Like most Civil Libertarians, we were thrilled when the US Supreme Court recently issued its Decision in the Obergefell v. Hodges case, which finally made marriage equality the law of the land.
As professionals who are in the Civil Rights advocacy business, we were especially savoring these words of Justice Kennedy: “(t)he nature of injustice is that we may not always see it in our own times. The generations that wrote and ratified the Bill of Rights and the Fourteenth Amendment did not presume to know the extent of freedom in all of its dimensions, and so they entrusted to future generations a charter protecting the right of all persons to enjoy liberty as we learn its meaning.” Beautiful words, but we couldn’t help but wonder: when will the Civil Rights of individuals with disabilities be fully realized?
There are federal laws protecting children and young adults with disabilities; they have been on the books for 40 years. But can we say they have met their goals? Not by a long shot. The IDEA (Individuals with Disabilities Education Act) and Section 504 of the Rehabilitation Act of 1973 should be strong protections for students with disabilities. Yet, we know that neither of these statutes are being fully enforced (let alone fully funded) by state or federal governments. Instead, enforcement is left to parents of children with disabilities, and only those rare few who are able to understand and access “the system.”
Several decades after these key Civil Rights statutes were enacted, why should we still be having discussions about which public schools are wheelchair accessible? Shouldn’t they all be?
Why do so many students with disabilities in our middle and high schools have to “choose” to forgo electives, or worse, classes like science and social studies, in order to receive special education support? If that sounds discriminatory to you, it does to us too.
Why are so many students with serious emotional disabilities routinely slipping through the cracks of our public schools, being graduated with no functional or coping skills? Even worse, why are so many being sent out into the world with deteriorating mental health and growing rage, when their educational records are replete with warning signs that they need help? See the IDEA failures outlined in the State of Connecticut Office of the Child Advocate Report on the Shootings at Sandy Hook, http://www.ct.gov/oca/lib/oca/sandyhook11212014.pdf
Why are we spending millions and millions of public dollars opening charter and magnet schools, only to have students with disabilities removed from these schools because they won’t address their special education needs? Charter and magnet schools were originally designed to desegregate and breed diversity. We have to believe that this “diversity” includes diversity of ability; yet these schools are in fact breeding segregation for many students with special education needs.
Why do we have a “school to prison pipeline,” with experts estimating that as much as 70% of the students in the juvenile justice system are those with undiagnosed or under-addressed learning disabilities, attention deficit disorders, and mental illness? All of these disabilities should be addressed by school districts through the IDEA or Section 504.

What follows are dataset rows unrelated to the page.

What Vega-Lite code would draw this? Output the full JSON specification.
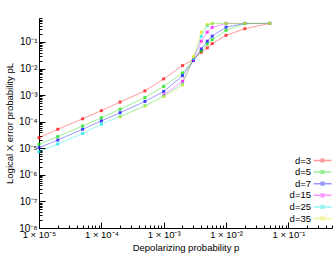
{
  "$schema": "https://vega.github.io/schema/vega-lite/v6.json",
  "width": 293,
  "height": 210,
  "autosize": "none",
  "padding": {"left": 39, "top": 18, "right": 2, "bottom": 27},
  "background": "white",
  "config": {
    "view": {"stroke": null},
    "font": "Liberation Sans",
    "axis": {"domainColor": "#000", "tickColor": "#000", "labelColor": "#000", "titleColor": "#000", "labelFont": "Liberation Sans", "titleFont": "Liberation Sans", "titleFontWeight": "normal", "labelFontSize": 10, "titleFontSize": 9.5, "grid": false}
  },
  "data": {"values": [
    {"p": 1e-5, "pl": 2.5e-5, "d": "d=3"},
    {"p": 2e-5, "pl": 5.2e-5, "d": "d=3"},
    {"p": 5e-5, "pl": 1.29e-4, "d": "d=3"},
    {"p": 1e-4, "pl": 2.6e-4, "d": "d=3"},
    {"p": 2e-4, "pl": 5.5e-4, "d": "d=3"},
    {"p": 5e-4, "pl": 1.45e-3, "d": "d=3"},
    {"p": 1e-3, "pl": 4.1e-3, "d": "d=3"},
    {"p": 2e-3, "pl": 1.29e-2, "d": "d=3"},
    {"p": 3e-3, "pl": 2.2e-2, "d": "d=3"},
    {"p": 4e-3, "pl": 4.1e-2, "d": "d=3"},
    {"p": 5e-3, "pl": 6.0e-2, "d": "d=3"},
    {"p": 6e-3, "pl": 8.7e-2, "d": "d=3"},
    {"p": 1e-2, "pl": 0.178, "d": "d=3"},
    {"p": 2e-2, "pl": 0.316, "d": "d=3"},
    {"p": 5e-2, "pl": 0.5, "d": "d=3"},
    {"p": 1e-5, "pl": 1.41e-5, "d": "d=5"},
    {"p": 2e-5, "pl": 2.75e-5, "d": "d=5"},
    {"p": 5e-5, "pl": 6.9e-5, "d": "d=5"},
    {"p": 1e-4, "pl": 1.41e-4, "d": "d=5"},
    {"p": 2e-4, "pl": 2.95e-4, "d": "d=5"},
    {"p": 5e-4, "pl": 8.1e-4, "d": "d=5"},
    {"p": 1e-3, "pl": 2.14e-3, "d": "d=5"},
    {"p": 2e-3, "pl": 6.8e-3, "d": "d=5"},
    {"p": 3e-3, "pl": 2.2e-2, "d": "d=5"},
    {"p": 4e-3, "pl": 4.5e-2, "d": "d=5"},
    {"p": 5e-3, "pl": 8.5e-2, "d": "d=5"},
    {"p": 6e-3, "pl": 0.123, "d": "d=5"},
    {"p": 1e-2, "pl": 0.275, "d": "d=5"},
    {"p": 2e-2, "pl": 0.49, "d": "d=5"},
    {"p": 5e-2, "pl": 0.5, "d": "d=5"},
    {"p": 1e-5, "pl": 1.05e-5, "d": "d=7"},
    {"p": 2e-5, "pl": 2.04e-5, "d": "d=7"},
    {"p": 5e-5, "pl": 5.2e-5, "d": "d=7"},
    {"p": 1e-4, "pl": 1.07e-4, "d": "d=7"},
    {"p": 2e-4, "pl": 2.19e-4, "d": "d=7"},
    {"p": 5e-4, "pl": 5.8e-4, "d": "d=7"},
    {"p": 1e-3, "pl": 1.38e-3, "d": "d=7"},
    {"p": 2e-3, "pl": 5.4e-3, "d": "d=7"},
    {"p": 3e-3, "pl": 2.0e-2, "d": "d=7"},
    {"p": 4e-3, "pl": 5.5e-2, "d": "d=7"},
    {"p": 5e-3, "pl": 0.107, "d": "d=7"},
    {"p": 6e-3, "pl": 0.166, "d": "d=7"},
    {"p": 1e-2, "pl": 0.363, "d": "d=7"},
    {"p": 2e-2, "pl": 0.5, "d": "d=7"},
    {"p": 5e-2, "pl": 0.5, "d": "d=7"},
    {"p": 1e-3, "pl": 1.02e-3, "d": "d=15"},
    {"p": 2e-3, "pl": 3.3e-3, "d": "d=15"},
    {"p": 3e-3, "pl": 2.2e-2, "d": "d=15"},
    {"p": 4e-3, "pl": 0.107, "d": "d=15"},
    {"p": 5e-3, "pl": 0.234, "d": "d=15"},
    {"p": 6e-3, "pl": 0.355, "d": "d=15"},
    {"p": 1e-2, "pl": 0.5, "d": "d=15"},
    {"p": 2e-2, "pl": 0.5, "d": "d=15"},
    {"p": 5e-2, "pl": 0.5, "d": "d=15"},
    {"p": 1e-5, "pl": 7.4e-6, "d": "d=25"},
    {"p": 2e-5, "pl": 1.45e-5, "d": "d=25"},
    {"p": 5e-5, "pl": 3.6e-5, "d": "d=25"},
    {"p": 1e-4, "pl": 8.1e-5, "d": "d=25"},
    {"p": 2e-4, "pl": 1.58e-4, "d": "d=25"},
    {"p": 5e-4, "pl": 4.0e-4, "d": "d=25"},
    {"p": 1e-3, "pl": 9.3e-4, "d": "d=25"},
    {"p": 2e-3, "pl": 2.6e-3, "d": "d=25"},
    {"p": 3e-3, "pl": 2.4e-2, "d": "d=25"},
    {"p": 4e-3, "pl": 0.162, "d": "d=25"},
    {"p": 5e-3, "pl": 0.417, "d": "d=25"},
    {"p": 6e-3, "pl": 0.5, "d": "d=25"},
    {"p": 1e-2, "pl": 0.5, "d": "d=25"},
    {"p": 2e-2, "pl": 0.5, "d": "d=25"},
    {"p": 5e-2, "pl": 0.5, "d": "d=25"},
    {"p": 2e-4, "pl": 1.51e-4, "d": "d=35"},
    {"p": 5e-4, "pl": 3.9e-4, "d": "d=35"},
    {"p": 1e-3, "pl": 8.9e-4, "d": "d=35"},
    {"p": 2e-3, "pl": 2.45e-3, "d": "d=35"},
    {"p": 3e-3, "pl": 2.8e-2, "d": "d=35"},
    {"p": 4e-3, "pl": 0.234, "d": "d=35"},
    {"p": 5e-3, "pl": 0.457, "d": "d=35"},
    {"p": 6e-3, "pl": 0.5, "d": "d=35"},
    {"p": 1e-2, "pl": 0.5, "d": "d=35"},
    {"p": 2e-2, "pl": 0.5, "d": "d=35"},
    {"p": 5e-2, "pl": 0.5, "d": "d=35"}
  ]},
  "encoding": {
    "x": {
      "field": "p", "type": "quantitative",
      "scale": {"type": "log", "domain": [1e-5, 0.5], "nice": false},
      "axis": {
        "title": "Depolarizing probability p",
        "titlePadding": 1,
        "labelFontSize": 9.5,
        "values": [1e-5,2e-5,3e-5,4e-5,5e-5,6e-5,7e-5,8e-5,9e-5,1e-4,2e-4,3e-4,4e-4,5e-4,6e-4,7e-4,8e-4,9e-4,1e-3,2e-3,3e-3,4e-3,5e-3,6e-3,7e-3,8e-3,9e-3,1e-2,2e-2,3e-2,4e-2,5e-2,6e-2,7e-2,8e-2,9e-2,1e-1,2e-1,3e-1,4e-1,5e-1],
        "labelExpr": "abs(log(datum.value)/LN10 - round(log(datum.value)/LN10)) < 0.001 ? '1 × 10' + ['⁰','⁻¹','⁻²','⁻³','⁻⁴','⁻⁵'][-round(log(datum.value)/LN10)] : ''",
        "tickSize": {"condition": {"test": "abs(log(datum.value)/LN10 - round(log(datum.value)/LN10)) < 0.001", "value": -6}, "value": -3},
        "labelPadding": 7,
        "labelFlush": false,
        "labelOverlap": false
      }
    },
    "y": {
      "field": "pl", "type": "quantitative",
      "scale": {"type": "log", "domain": [1e-8, 0.8], "nice": false},
      "axis": {
        "title": "Logical X error probability pL",
        "titlePadding": 4,
        "values": [1e-8,2e-8,3e-8,4e-8,5e-8,6e-8,7e-8,8e-8,9e-8,1e-7,2e-7,3e-7,4e-7,5e-7,6e-7,7e-7,8e-7,9e-7,1e-6,2e-6,3e-6,4e-6,5e-6,6e-6,7e-6,8e-6,9e-6,1e-5,2e-5,3e-5,4e-5,5e-5,6e-5,7e-5,8e-5,9e-5,1e-4,2e-4,3e-4,4e-4,5e-4,6e-4,7e-4,8e-4,9e-4,1e-3,2e-3,3e-3,4e-3,5e-3,6e-3,7e-3,8e-3,9e-3,1e-2,2e-2,3e-2,4e-2,5e-2,6e-2,7e-2,8e-2,9e-2,1e-1,2e-1,3e-1,4e-1,5e-1,6e-1,7e-1,8e-1],
        "labelExpr": "abs(log(datum.value)/LN10 - round(log(datum.value)/LN10)) < 0.001 ? '10' + ['⁰','⁻¹','⁻²','⁻³','⁻⁴','⁻⁵','⁻⁶','⁻⁷','⁻⁸'][-round(log(datum.value)/LN10)] : ''",
        "tickSize": {"condition": {"test": "abs(log(datum.value)/LN10 - round(log(datum.value)/LN10)) < 0.001", "value": -6}, "value": -3},
        "labelPadding": 8,
        "labelFlush": false,
        "labelOverlap": false
      }
    },
    "color": {
      "field": "d", "type": "nominal",
      "scale": {"domain": ["d=3","d=5","d=7","d=15","d=25","d=35"], "range": ["#ff0000","#00dd00","#0000ff","#ff00ff","#00e5e5","#e5e500"]},
      "legend": {
        "title": null,
        "orient": "none",
        "legendX": 278,
        "legendY": 137,
        "symbolType": "M-2,0H2M-0.3,-0.3H0.3V0.3H-0.3Z",
        "symbolSize": 80,
        "rowPadding": 1.6,
        "labelAlign": "right",
        "labelOffset": -17,
        "labelFontSize": 9.5,
        "labelFont": "Liberation Sans",
        "labelColor": "#000",
        "encode": {"symbols": {"update": {"stroke": {"scale": "color", "field": "value"}, "fill": {"scale": "color", "field": "value"}, "strokeWidth": {"value": 1}, "opacity": {"value": 0.5}}}}
      }
    }
  },
  "layer": [
    {"mark": {"type": "line", "strokeWidth": 1, "opacity": 0.4}, "encoding": {"detail": {"field": "d"}}},
    {"mark": {"type": "point", "shape": "square", "size": 9, "filled": true, "opacity": 0.7}}
  ]
}
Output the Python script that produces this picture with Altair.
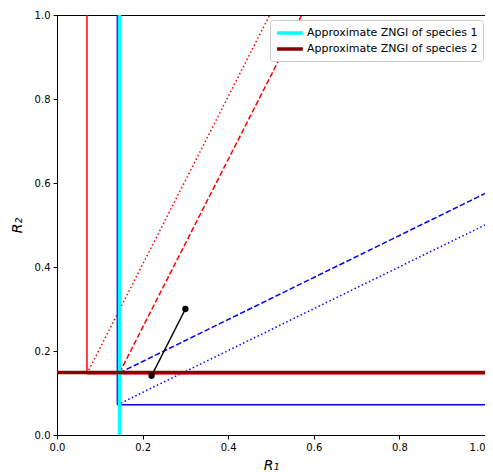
import altair as alt
import pandas as pd

# ---- data ----
seg_names = ["red_v", "red_h", "red_dot", "red_dash", "blue_v", "blue_h", "blue_dot", "blue_dash"]
seg_x1 = [0.070, 0.070, 0.070, 0.146, 0.141, 0.141, 0.141, 0.146]
seg_y1 = [0.146, 0.146, 0.146, 0.148, 0.072, 0.072, 0.072, 0.148]
seg_x2 = [0.070, 1.000, 0.497, 0.572, 0.141, 1.000, 1.000, 1.000]
seg_y2 = [1.000, 0.146, 1.000, 1.000, 1.000, 0.072, 0.500, 0.575]
seg_color = ["red", "red", "red", "red", "blue", "blue", "blue", "blue"]
seg_style = ["solid", "solid", "dot", "dash", "solid", "solid", "dot", "dash"]

zngi_labels = ["Approximate ZNGI of species 1", "Approximate ZNGI of species 2"]
zngi_x1 = [0.146, 0.0]
zngi_y1 = [0.0, 0.149]
zngi_x2 = [0.146, 1.0]
zngi_y2 = [1.0, 0.149]
zngi_colors = ["cyan", "darkred"]

traj_x = [0.221, 0.300]
traj_y = [0.141, 0.300]

ticks = [0.0, 0.2, 0.4, 0.6, 0.8, 1.0]

segs = pd.DataFrame({"name": seg_names, "x": seg_x1, "y": seg_y1, "x2": seg_x2, "y2": seg_y2,
                     "color": seg_color, "style": seg_style})
zngi = pd.DataFrame({"label": zngi_labels, "x": zngi_x1, "y": zngi_y1, "x2": zngi_x2, "y2": zngi_y2})
traj = pd.DataFrame({"x": traj_x, "y": traj_y, "o": [0, 1]})

xs = alt.Scale(domain=[0, 1], nice=False, zero=False)
ys = alt.Scale(domain=[0, 1], nice=False, zero=False)
xax = alt.Axis(values=ticks, format=".1f", title="R₁", grid=False, labelFlush=False,
               labelAlign={"condition": {"test": "datum.value >= 1", "value": "right"}, "value": "center"})
yax = alt.Axis(values=ticks, format=".1f", title="R₂", grid=False, labelFlush=False)

dash_map = {"solid": [1, 0], "dot": [1.5, 2.5], "dash": [5.5, 2.4]}

layers = []
for nm, c, st in zip(seg_names, seg_color, seg_style):
    layers.append(
        alt.Chart(segs).transform_filter(alt.datum.name == nm)
        .mark_rule(color=c, strokeWidth=1.5, strokeDash=dash_map[st], clip=True)
        .encode(x=alt.X("x:Q", scale=xs, axis=xax), y=alt.Y("y:Q", scale=ys, axis=yax),
                x2="x2:Q", y2="y2:Q")
    )

zl = alt.Chart(zngi).mark_rule(strokeWidth=3.5, clip=True).encode(
    x=alt.X("x:Q", scale=xs, axis=xax), y=alt.Y("y:Q", scale=ys, axis=yax),
    x2="x2:Q", y2="y2:Q",
    color=alt.Color("label:N", scale=alt.Scale(domain=zngi_labels, range=zngi_colors),
                    legend=alt.Legend(title=None, orient="none", legendX=213, legendY=5,
                                      symbolType="M-1,0H3.3", symbolStrokeWidth=3.5,
                                      symbolSize=144, labelFontSize=11,
                                      labelFont="DejaVu Sans", labelColor="black", labelOffset=16,
                                      strokeColor="#cccccc", fillColor="white", cornerRadius=3,
                                      padding=5, rowPadding=1, labelLimit=300)),
)

tl = alt.Chart(traj).mark_line(color="black", strokeWidth=1.5).encode(
    x=alt.X("x:Q", scale=xs, axis=xax), y=alt.Y("y:Q", scale=ys, axis=yax), order="o:Q")
tp = alt.Chart(traj).mark_circle(color="black", size=40, opacity=1).encode(
    x=alt.X("x:Q", scale=xs, axis=xax), y=alt.Y("y:Q", scale=ys, axis=yax))

chart = alt.layer(*layers, zl, tl, tp).properties(
    width=428, height=420,
    autosize=alt.AutoSizeParams(type="none"),
    padding={"left": 49, "top": 7, "right": 0, "bottom": 38},
).configure_view(stroke="black", strokeWidth=1).configure_axis(
    labelFont="DejaVu Sans", labelFontSize=10, labelColor="black",
    titleFont="DejaVu Sans", titleFontSize=14, titleFontStyle="italic", titleFontWeight="normal",
    titleColor="black", domainColor="black", tickColor="black", tickSize=4, labelPadding=3,
).configure_axisX(titlePadding=6).configure_axisY(titlePadding=10)

chart.save("out.html", embed_options={"renderer": "svg", "actions": False})
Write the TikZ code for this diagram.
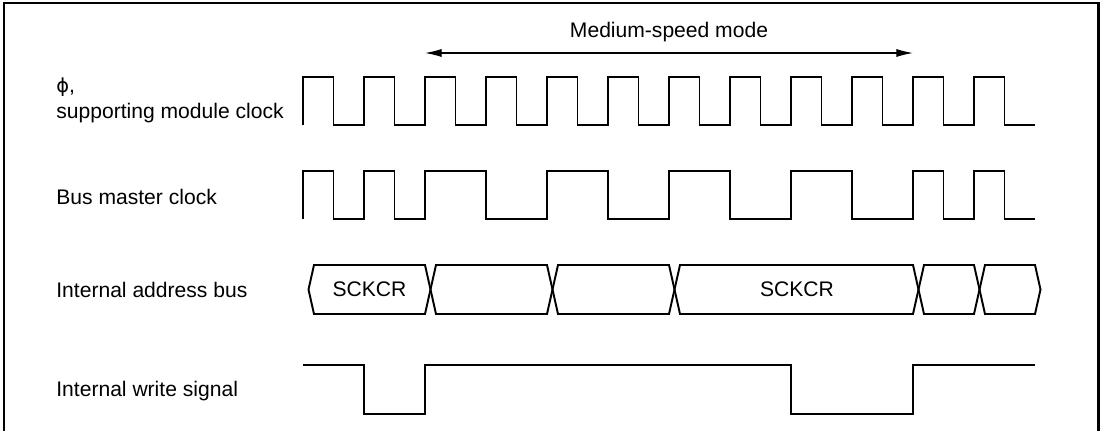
\documentclass[tikz,border=0pt]{standalone}
\usepackage{fontspec}
\setmainfont{Liberation Sans}
\newfontfamily\greekfont{DejaVu Sans}
\usetikzlibrary{arrows.meta,positioning}

\begin{document}
\begin{tikzpicture}[x=0.02cm,y=-0.02cm,
  sig/.style={line width=1.1pt},
  lbl/.style={anchor=base west,font=\fontsize{12}{14.8}\selectfont,align=left,inner sep=0pt},
  buslbl/.style={anchor=base,font=\fontsize{12}{14}\selectfont,inner sep=0pt}]
  \useasboundingbox (0,0) rectangle (1102,431);
  % Frame (open at the bottom)
  \draw[line width=1.4pt] (4,431) -- (4,3) -- (1098.5,3) -- (1098.5,431);
  % Medium-speed mode span
  \coordinate (mslft) at (425,53);
  \coordinate (msrgt) at (913,53);
  \draw[line width=0.6pt,{Latex[length=9.5pt,width=4.6pt]}-{Latex[length=9.5pt,width=4.6pt]}] (mslft) -- (msrgt);
  \node[buslbl] (mslbl) at (669,38) {Medium-speed mode};
  % Signal names
  \node[lbl] (phi) at (56,119) {{\greekfont\fontsize{11}{14.8}\selectfont ϕ},\\[0.4pt]supporting module clock};
  \node[lbl] (bmclk) at (56,205) {Bus master clock};
  \node[lbl] (abus) at (56,298) {Internal address bus};
  \node[lbl] (wrsig) at (56,397) {Internal write signal};
  % phi clock
  \draw[sig] (303,125) \foreach \i in {1,...,12} { -- ++(0,-48) -- ++(30.5,0) -- ++(0,48) -- ++(30.5,0) };
  % Bus master clock
  \draw[sig] (303,219) \foreach \r/\f in {0/1,2/3,4/6,8/10,12/14,16/18,20/21,22/23} {
    -- ({303+30.5*\r},219) -- ({303+30.5*\r},171) -- ({303+30.5*\f},171) -- ({303+30.5*\f},219) } -- (1035,219);
  % Internal address bus
  \foreach \a/\b in {303/425,425/547,547/669,669/913,913/974,974/1035}
    \draw[sig] ({\a+5.5},289.5) -- ({\a+11},265) -- (\b,265) -- ({\b+5.5},289.5) -- (\b,314) -- ({\a+11},314) -- cycle;
  \node[buslbl] (sckcra) at (369.5,297) {SCKCR};
  \node[buslbl] (sckcrb) at (797,297) {SCKCR};
  % Internal write signal
  \draw[sig] (303,365) -- (364,365) -- (364,414) -- (425,414) -- (425,365) -- (791,365)
    -- (791,414) -- (913,414) -- (913,365) -- (1035,365);
\end{tikzpicture}
\end{document}
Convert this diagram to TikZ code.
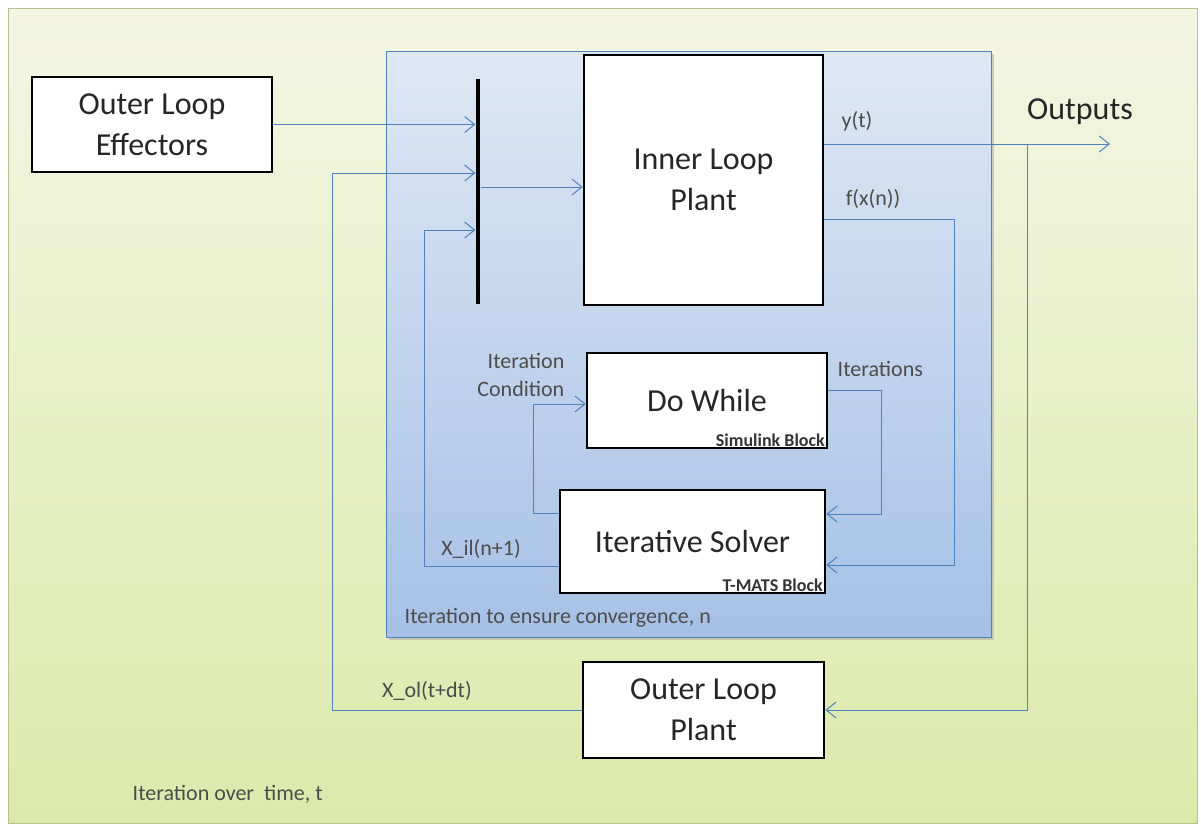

Why is it that, 40 years after Congress stated that one of the key purposes of special education for students was to prepare them for transition to adulthood, in the current words of the IDEA to ensure that schools “prepare them for further education, employment, and independent living” the Bureau of Labor Statistics reports that as of 2014, only 17.1 percent of adults with disabilities are employed? Of those, about a third are only employed part-time.
It took the United States Supreme Court approximately 30 years to move from a case which permitted the criminalization of consensual homosexual sex, to the landmark Obergefell case. There is no doubt that the public’s perception of the issue of marriage equality as a Civil Rights issue contributed largely to the sea change.
We need a sea change for individuals with disabilities. The days of treating individuals with disabilities as “second class citizens” should be long over, but they’re not. They’re not.
As we celebrate this Civil Rights milestone, let’s remember, we have one last wave to see to shore.